UK has finally made headway in its quest to withdraw from the European Union (EU) following Tuesday’s approval of its “withdrawal bill” by British lawmakers.
The European Union (Withdrawal) Bill passed second reading, moving the bill to the next stage of the Parliamentary process.
Prime Minister Theresa May issued a statement calling the vote “a historic decision to back the will of the British people.”
“Although there is more to do, this decision means we can move on with negotiations with solid foundations and we continue to encourage MPs from all parts of the UK to work together in support of this vital piece of legislation,” she said.
David Davis, the UK’s secretary of state for exiting the EU, emphasised that the bill offers businesses and individuals “reassurance that there will be no unexpected changes to our laws after exit day” while avoiding “a cliff edge of uncertainty.”
He added: “The British people did not vote for confusion and neither should Parliament.”
The vote on what is formally titled the European Union (Withdrawal) Bill — designed to transfer EU law into UK legislation upon the country’s departure from the bloc in March 2019 — came after the conclusion of a second day of debate, which began Thursday.
In addition to codifying existing EU laws, the bill also means the UK would no longer have to adhere to new laws made in Brussels after the country’s departure from the bloc.
But May’s government faced opposition over measures known as Henry VIII powers, which opponents say constitute a “power grab” and give ministers more power than Parliament.
The government said those powers will not be used for any significant changes but rather for technical amendments and only for a limited time.
But this has not been enough to placate opponents. Labour leader Jeremy Corbyn had instructed his party to vote against the legislation.
“Parliament has already voted to leave the European Union.
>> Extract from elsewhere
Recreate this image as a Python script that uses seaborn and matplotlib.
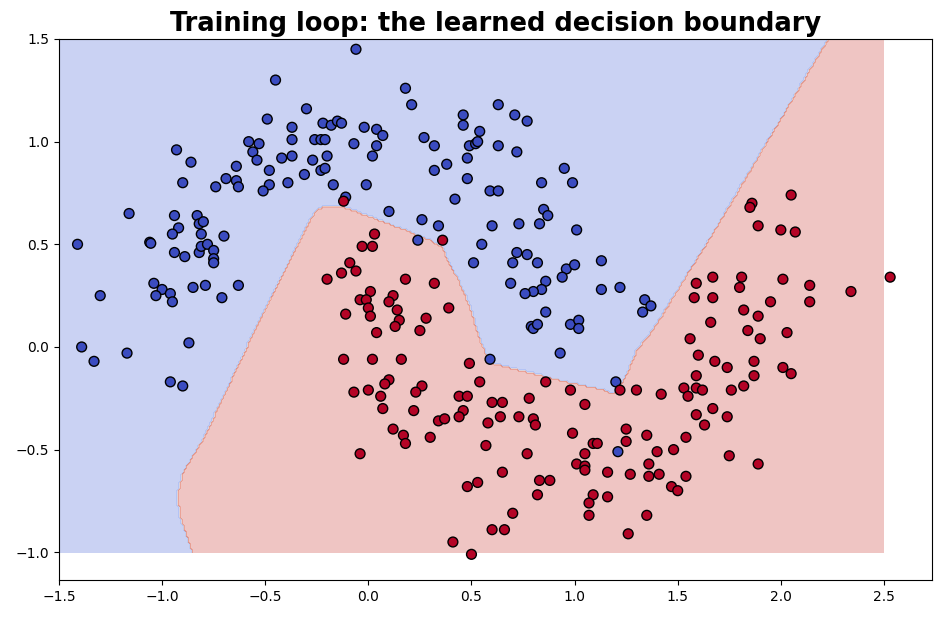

But the government’s EU Withdrawal Bill would allow Conservative ministers to set vital terms on a whim, including of Britain’s exit payment, without democratic scrutiny,” a Labour spokesperson told CNN on Monday.
Despite attempts from Labour, the Liberal Democrats and Scottish National Party to band together in opposition to the bill, May had the numbers to pass it.
The bill now moves to the committee stage in the House of Commons in October where amendments are likely to be added under pressure from backbench Conservatives and opposition members of Parliament.
Victory in the Commons would be a welcome boost for the Prime Minister with Britain enduring a difficult start to negotiations with Brussels, highlighted by last week’s frosty encounter between Davis and his European counterpart, Michel Barnier.
Barnier complained of “no decisive progress” in the negotiations and accused Britain of attempting to secure the “impossible” in its approach to leaving the single market while retaining its benefits.